Do not repeat pictures. Repeat exactly the lines of the listing below from its first line through the line with "from matplotlib.transforms import".

<<<<

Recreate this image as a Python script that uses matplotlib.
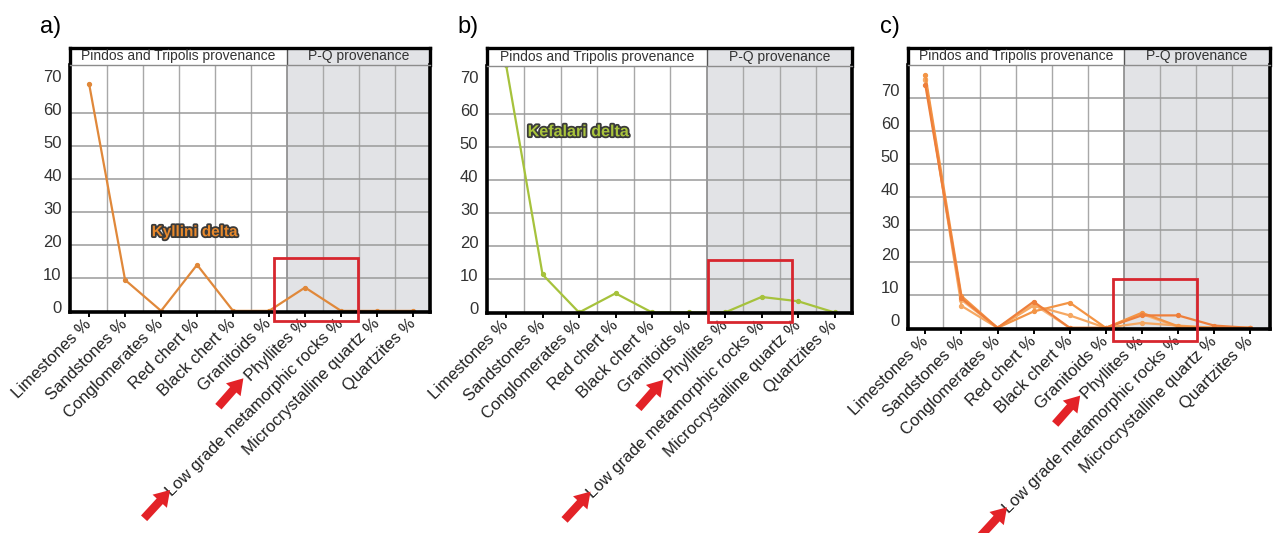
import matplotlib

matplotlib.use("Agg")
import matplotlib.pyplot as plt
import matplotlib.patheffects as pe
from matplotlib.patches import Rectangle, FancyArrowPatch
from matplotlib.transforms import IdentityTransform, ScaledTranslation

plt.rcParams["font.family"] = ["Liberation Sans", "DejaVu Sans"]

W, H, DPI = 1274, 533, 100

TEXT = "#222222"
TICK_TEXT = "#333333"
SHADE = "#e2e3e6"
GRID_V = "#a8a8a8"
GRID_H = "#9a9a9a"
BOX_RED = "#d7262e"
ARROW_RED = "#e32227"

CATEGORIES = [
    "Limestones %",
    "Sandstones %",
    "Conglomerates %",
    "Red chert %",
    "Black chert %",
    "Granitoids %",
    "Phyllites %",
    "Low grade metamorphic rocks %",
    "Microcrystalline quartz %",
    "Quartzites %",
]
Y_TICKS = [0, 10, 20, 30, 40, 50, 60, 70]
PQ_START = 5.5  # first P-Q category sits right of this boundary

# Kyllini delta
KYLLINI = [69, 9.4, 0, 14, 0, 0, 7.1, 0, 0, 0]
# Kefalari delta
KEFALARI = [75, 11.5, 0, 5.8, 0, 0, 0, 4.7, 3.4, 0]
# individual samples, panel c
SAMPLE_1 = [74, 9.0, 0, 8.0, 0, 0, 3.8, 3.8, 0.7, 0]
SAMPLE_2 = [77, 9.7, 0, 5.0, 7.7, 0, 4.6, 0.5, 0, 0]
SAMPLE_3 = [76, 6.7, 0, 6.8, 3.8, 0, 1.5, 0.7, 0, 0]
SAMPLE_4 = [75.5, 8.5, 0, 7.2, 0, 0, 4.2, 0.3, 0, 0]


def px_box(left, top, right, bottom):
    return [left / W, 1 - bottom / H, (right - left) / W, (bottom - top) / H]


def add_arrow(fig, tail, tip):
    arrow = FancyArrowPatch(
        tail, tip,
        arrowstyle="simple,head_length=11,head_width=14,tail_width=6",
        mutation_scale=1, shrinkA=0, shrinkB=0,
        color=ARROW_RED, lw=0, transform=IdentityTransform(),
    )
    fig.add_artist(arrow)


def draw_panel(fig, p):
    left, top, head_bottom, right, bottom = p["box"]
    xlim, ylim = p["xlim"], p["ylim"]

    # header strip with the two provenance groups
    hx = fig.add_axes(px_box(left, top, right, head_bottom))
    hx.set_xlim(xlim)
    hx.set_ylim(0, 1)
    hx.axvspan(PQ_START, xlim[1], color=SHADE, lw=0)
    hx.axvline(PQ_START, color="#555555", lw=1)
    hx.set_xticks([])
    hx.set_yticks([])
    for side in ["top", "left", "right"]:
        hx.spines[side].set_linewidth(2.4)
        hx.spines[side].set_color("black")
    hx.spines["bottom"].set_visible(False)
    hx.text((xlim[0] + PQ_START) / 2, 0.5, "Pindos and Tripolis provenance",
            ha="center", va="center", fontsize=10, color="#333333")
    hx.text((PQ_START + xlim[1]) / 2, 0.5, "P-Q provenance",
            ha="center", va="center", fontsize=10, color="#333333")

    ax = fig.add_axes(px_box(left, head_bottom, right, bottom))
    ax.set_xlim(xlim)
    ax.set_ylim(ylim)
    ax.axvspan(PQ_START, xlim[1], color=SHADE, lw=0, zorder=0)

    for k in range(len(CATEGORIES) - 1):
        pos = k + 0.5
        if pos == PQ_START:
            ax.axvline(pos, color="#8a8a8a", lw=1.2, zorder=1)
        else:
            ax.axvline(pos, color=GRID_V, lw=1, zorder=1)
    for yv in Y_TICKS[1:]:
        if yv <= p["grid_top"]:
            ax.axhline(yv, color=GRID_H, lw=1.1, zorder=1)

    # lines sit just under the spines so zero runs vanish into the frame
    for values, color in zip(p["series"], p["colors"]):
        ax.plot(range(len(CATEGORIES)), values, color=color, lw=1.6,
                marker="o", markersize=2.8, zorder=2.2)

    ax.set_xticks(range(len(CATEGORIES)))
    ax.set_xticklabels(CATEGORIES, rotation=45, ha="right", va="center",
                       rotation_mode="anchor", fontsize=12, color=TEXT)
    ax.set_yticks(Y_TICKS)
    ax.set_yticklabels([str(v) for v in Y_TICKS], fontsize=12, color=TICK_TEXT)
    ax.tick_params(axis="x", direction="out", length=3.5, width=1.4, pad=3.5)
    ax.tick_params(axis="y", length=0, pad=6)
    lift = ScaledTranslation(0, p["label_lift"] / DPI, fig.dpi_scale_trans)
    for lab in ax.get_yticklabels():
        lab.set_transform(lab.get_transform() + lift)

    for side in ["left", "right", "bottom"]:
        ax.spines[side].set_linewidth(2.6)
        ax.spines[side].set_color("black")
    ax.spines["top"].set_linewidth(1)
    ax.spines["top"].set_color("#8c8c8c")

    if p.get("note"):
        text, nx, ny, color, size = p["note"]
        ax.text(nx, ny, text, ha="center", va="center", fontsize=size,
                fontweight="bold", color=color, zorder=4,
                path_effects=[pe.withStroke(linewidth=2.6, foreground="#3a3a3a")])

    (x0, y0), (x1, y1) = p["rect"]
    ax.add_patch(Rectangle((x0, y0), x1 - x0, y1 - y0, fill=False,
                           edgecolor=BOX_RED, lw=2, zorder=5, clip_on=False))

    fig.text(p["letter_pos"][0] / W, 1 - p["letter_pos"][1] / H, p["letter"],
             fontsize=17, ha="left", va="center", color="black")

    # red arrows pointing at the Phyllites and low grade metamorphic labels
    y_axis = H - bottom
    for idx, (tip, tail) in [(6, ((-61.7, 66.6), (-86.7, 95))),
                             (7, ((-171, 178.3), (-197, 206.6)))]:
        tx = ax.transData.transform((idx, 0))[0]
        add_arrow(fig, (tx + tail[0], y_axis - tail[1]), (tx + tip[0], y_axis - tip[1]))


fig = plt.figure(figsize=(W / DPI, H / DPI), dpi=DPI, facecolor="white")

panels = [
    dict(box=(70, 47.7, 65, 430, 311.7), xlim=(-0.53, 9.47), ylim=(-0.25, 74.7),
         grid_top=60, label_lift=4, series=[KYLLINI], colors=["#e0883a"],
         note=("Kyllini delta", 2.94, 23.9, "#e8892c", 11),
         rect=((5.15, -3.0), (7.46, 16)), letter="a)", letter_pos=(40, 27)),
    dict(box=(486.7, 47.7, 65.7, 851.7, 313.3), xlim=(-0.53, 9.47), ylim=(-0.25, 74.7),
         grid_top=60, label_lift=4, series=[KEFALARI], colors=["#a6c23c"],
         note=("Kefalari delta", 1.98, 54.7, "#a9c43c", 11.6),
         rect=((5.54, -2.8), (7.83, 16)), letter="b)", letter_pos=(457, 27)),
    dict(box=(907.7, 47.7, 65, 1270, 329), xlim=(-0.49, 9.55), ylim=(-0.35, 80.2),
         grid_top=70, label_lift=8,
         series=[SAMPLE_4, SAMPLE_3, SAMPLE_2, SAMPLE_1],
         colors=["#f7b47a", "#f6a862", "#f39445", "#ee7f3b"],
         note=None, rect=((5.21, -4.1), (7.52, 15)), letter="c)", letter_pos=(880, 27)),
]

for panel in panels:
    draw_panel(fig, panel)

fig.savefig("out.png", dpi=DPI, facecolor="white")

>>>>

TASK ANSWER
Recreate this image as a Python script that uses matplotlib.
import matplotlib

matplotlib.use("Agg")
import matplotlib.pyplot as plt
import matplotlib.patheffects as pe
from matplotlib.patches import Rectangle, FancyArrowPatch
from matplotlib.transforms import IdentityTransform, ScaledTranslation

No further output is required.